Get the list of input and output columns

In [4]:
X_cols = data.columns[1:-1]

In [5]:
y_col = data.columns[-1]

## Create the LOCO CV Splitter
Create a class that uses scikit-learn's BaseCrossValidator API, so that it can be used to easily perform cross-validation etc.

In [6]:
class LocoCV(BaseCrossValidator):
    """Generates train/test splits for Leave-One-Cluster-Out cross-validation
    
    Follows the API for scikit-learns cross-validation classes
    
    Parameters
    ----------
    clusterer : ClustererMixin, tool used to generate clusters"""
    
    def __init__(self, clusterer=KMeans()):
        self.clusterer = clusterer
        
    def _iter_test_masks(self, X, y=None, groups=None):
                # Train the clusterer and generate cluster labels
        labels = self.clusterer.fit_predict(X)
        
        # Determine the number of clusters
        clust_labels = np.unique(labels)
        if len(clust_labels) < 2:
            raise ValueError('Clusterer produced < 2 labels.

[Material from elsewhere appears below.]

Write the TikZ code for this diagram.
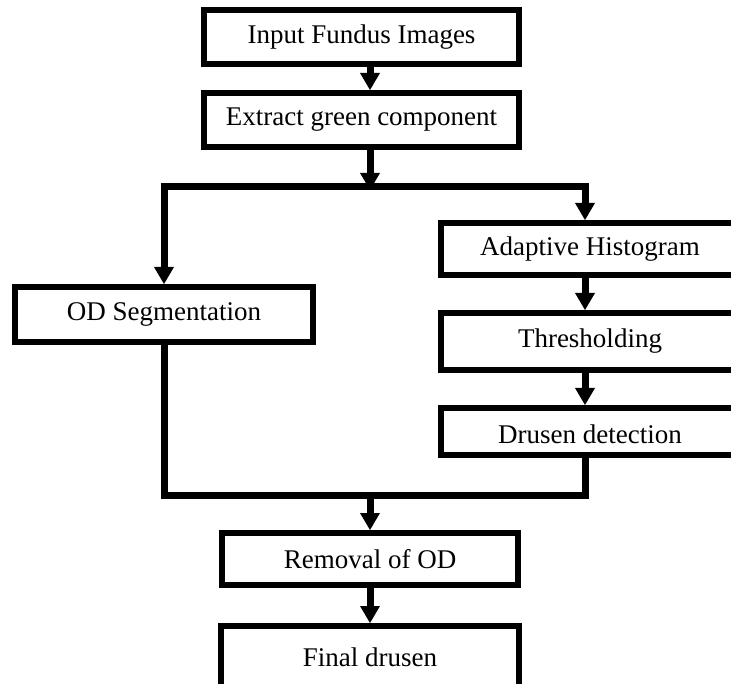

Cannot use for LOCO CV')
            
        # Loop thorugh the clusters
        for label in clust_labels:
            yield labels == label
    
    def get_n_splits(self, X, y=None, groups=None):
        return len(np.unique(self.clusterer.fit_predict(X)))

## Define the KMeans Clusterer
This clusterer will be used for both testing and training

In [7]:
kmeans = Pipeline([
    ('normalize', StandardScaler()),
    ('kmeans', KMeans(n_clusters=10))
])

## Create Ridge Models
Make one model that uses 10-fold CV to set the regularization strength, and another that uses LOCO CV

In [8]:
kfold_ridge = RidgeCV(alphas=np.logspace(-4,4,16), cv=KFold(n_splits=10, shuffle=True))

In [9]:
loco_ridge = RidgeCV(**kfold_ridge.get_params())
loco_ridge.cv = LocoCV(kmeans)

## Test them on the Steel Dataset 
Test each model using both LOCO CV and conventional 10-fold CV to set the ridge regression parameter. We are going to test the performance of the model over 10 iterations of a 10-fold CV and LOCO CV test with k=10.

In [10]:
kfold_R = []
loco_R = []
for i in tqdm(range(10)):
    for train_inds, test_inds in KFold(n_splits=10, shuffle=True).split(data[X_cols], data[y_col]):
        # Make the training and test sets
        train_X = data[X_cols].loc[train_inds]
        test_X = data[X_cols].loc[test_inds]
        train_y = data[y_col].loc[train_inds]
        test_y = data[y_col].loc[test_inds]

        # Test the models
        kfold_ridge.fit(train_X, train_y)
        pred_y = kfold_ridge.predict(test_X)
        kfold_R.append(pearsonr(test_y, pred_y)[0])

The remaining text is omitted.